● **DATA LINES**:
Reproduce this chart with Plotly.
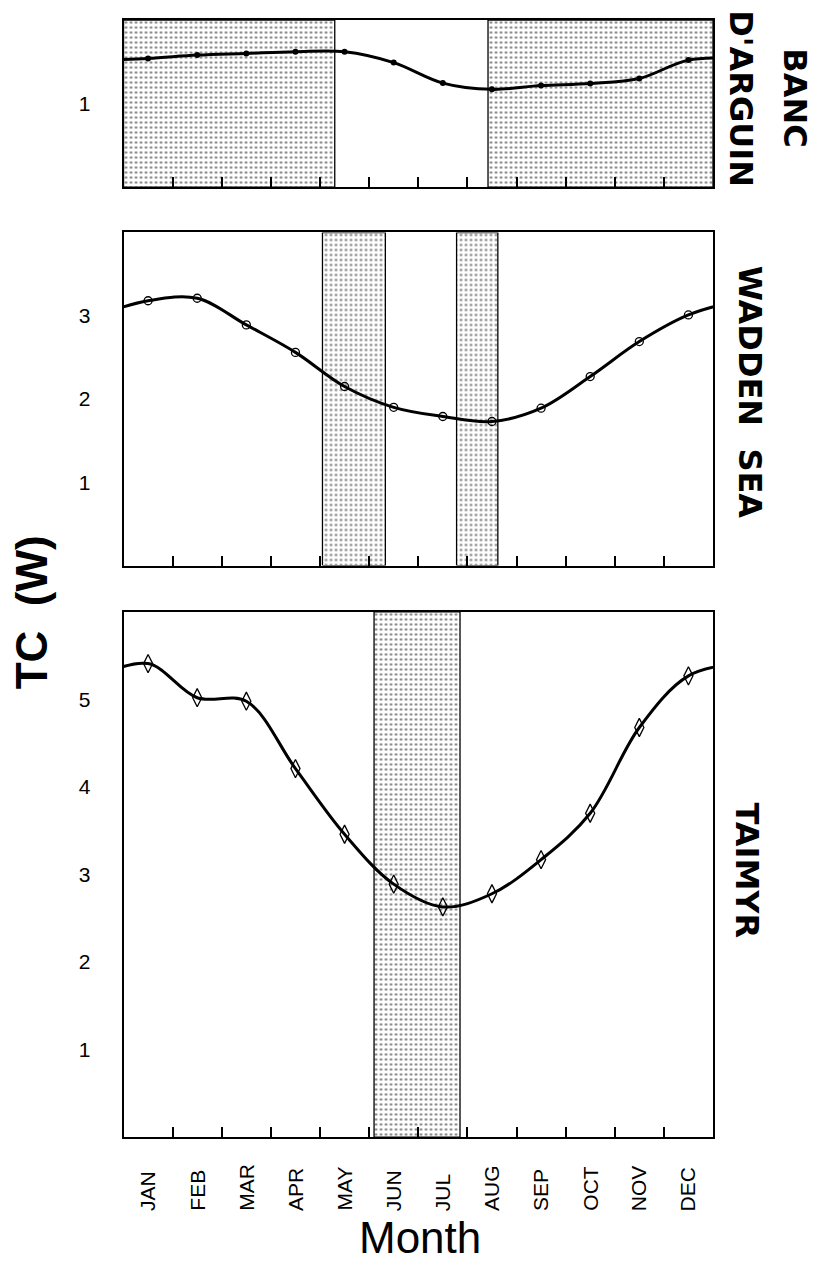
import plotly.graph_objects as go

# Monthly thermostatic costs TC (W) at three sites
months = ["JAN", "FEB", "MAR", "APR", "MAY", "JUN",
          "JUL", "AUG", "SEP", "OCT", "NOV", "DEC"]
banc_tc = [1.54, 1.58, 1.60, 1.62, 1.62, 1.49, 1.245, 1.17, 1.215, 1.24, 1.30, 1.52]
wadden_tc = [3.18, 3.21, 2.89, 2.56, 2.15, 1.90, 1.79, 1.73, 1.89, 2.27, 2.69, 3.01]
taimyr_tc = [5.41, 5.02, 4.98, 4.21, 3.46, 2.89, 2.63, 2.78, 3.17, 3.70, 4.68, 5.27]

# Periods of presence (in months from 1 Jan), drawn stippled
banc_periods = [(0.0, 4.3), (7.42, 12.0)]
wadden_periods = [(4.05, 5.33), (6.78, 7.62)]
taimyr_periods = [(5.1, 6.85)]

site_names = ["BANC", "D'ARGUIN", "WADDEN  SEA", "TAIMYR"]

FONT = "Arial"
month_x = [i + 0.5 for i in range(12)]

panels = [
    # values, periods, y max, y ticks, y domain, marker
    dict(vals=banc_tc, periods=banc_periods, ymax=2, yticks=[1],
         dom=[0.8534, 0.9843],
         marker=dict(symbol="circle", size=6, color="black")),
    dict(vals=wadden_tc, periods=wadden_periods, ymax=4, yticks=[1, 2, 3],
         dom=[0.5568, 0.8178],
         marker=dict(symbol="circle-open", size=8, color="black",
                     line=dict(width=1.3, color="black"))),
    dict(vals=taimyr_tc, periods=taimyr_periods, ymax=6, yticks=[1, 2, 3, 4, 5],
         dom=[0.1089, 0.5204],
         marker=dict(symbol="diamond-tall-open", size=13, color="black",
                     line=dict(width=1.3, color="black"))),
]

fig = go.Figure()
layout = {}
n = len(panels)
for i, p in enumerate(panels, start=1):
    xa = "x" if i == 1 else f"x{i}"
    ya = "y" if i == 1 else f"y{i}"
    # stippled periods
    for a, b in p["periods"]:
        fig.add_trace(go.Scatter(
            x=[a, a, b, b, a], y=[0, p["ymax"], p["ymax"], 0, 0],
            xaxis=xa, yaxis=ya, mode="lines", fill="toself",
            fillcolor="white",
            fillpattern=dict(shape=".", fgcolor="black", bgcolor="white",
                             size=5, solidity=0.2),
            line=dict(color="black", width=1.3),
            hoverinfo="skip", showlegend=False))
    # smooth annual curve, continued across the year boundary
    xs = [month_x[0] - 1] + month_x + [month_x[-1] + 1]
    ys = [p["vals"][-1]] + p["vals"] + [p["vals"][0]]
    fig.add_trace(go.Scatter(
        x=xs, y=ys, xaxis=xa, yaxis=ya, mode="lines",
        line=dict(color="black", width=3, shape="spline", smoothing=1.0),
        hoverinfo="skip", showlegend=False))
    fig.add_trace(go.Scatter(
        x=month_x, y=p["vals"], xaxis=xa, yaxis=ya, mode="markers",
        marker=p["marker"], showlegend=False))

    axis_common = dict(showgrid=False, zeroline=False, showline=True,
                       linecolor="black", linewidth=2, mirror=True,
                       tickcolor="black", tickwidth=1.5)
    layout["xaxis" if i == 1 else f"xaxis{i}"] = dict(
        axis_common, domain=[0.1512, 0.8727], range=[0, 12],
        ticks="inside", tickvals=list(range(1, 12)), ticklen=10,
        showticklabels=False, anchor=ya)
    # labelled axis: invisible outside ticks keep the numbers off the frame
    layout["yaxis" if i == 1 else f"yaxis{i}"] = dict(
        axis_common, domain=p["dom"], range=[0, p["ymax"]],
        tickvals=p["yticks"], ticks="outside", ticklen=27,
        tickcolor="rgba(0,0,0,0)",
        tickfont=dict(family=FONT, size=21, color="black"),
        anchor=xa)
    # overlay axis carrying the inward tick marks
    layout[f"yaxis{n + i}"] = dict(
        showgrid=False, zeroline=False, showline=False,
        overlaying=ya, range=[0, p["ymax"]], tickvals=p["yticks"],
        ticks="inside", ticklen=8, tickcolor="black", tickwidth=1.5,
        showticklabels=False, anchor=xa, side="left")

fig.update_layout(**layout)

annotations = []
# month names along the bottom axis
for m, x in zip(months, month_x):
    annotations.append(dict(
        text=m, x=x, xref="x3", y=0.0494, yref="paper",
        xanchor="center", yanchor="bottom", textangle=-90, showarrow=False,
        font=dict(family=FONT, size=21, color="black")))

label_font = dict(family="DejaVu Sans", size=32, color="black", weight="bold")
site_pos = [(0.973, 0.923), (0.907, 0.923), (0.918, 0.693), (0.914, 0.318)]
for name, (x, y) in zip(site_names, site_pos):
    annotations.append(dict(
        text=name, x=x, y=y, xref="paper", yref="paper",
        xanchor="center", yanchor="middle", textangle=90, showarrow=False,
        font=label_font))

annotations.append(dict(
    text="TC  (W)", x=0.039, y=0.52, xref="paper", yref="paper",
    xanchor="center", yanchor="middle", textangle=-90, showarrow=False,
    font=dict(family=FONT, size=44, color="black", weight="bold")))
annotations.append(dict(
    text="Month", x=0.514, y=0.0298, xref="paper", yref="paper",
    xanchor="center", yanchor="middle", showarrow=False,
    font=dict(family=FONT, size=44, color="black")))

fig.update_layout(
    width=817, height=1276,
    margin=dict(l=0, r=0, t=0, b=0),
    paper_bgcolor="white", plot_bgcolor="white",
    annotations=annotations,
    showlegend=False,
)

fig.write_html("out.html")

● **DESCRIPTION OF THE TASK**: Give again exactly the lines running from the beginning of the material above through the line that contains "import plotly.graph_objects as go", and leave out every picture.

● **RESPONSE TO THIS TASK**:
Reproduce this chart with Plotly.
import plotly.graph_objects as go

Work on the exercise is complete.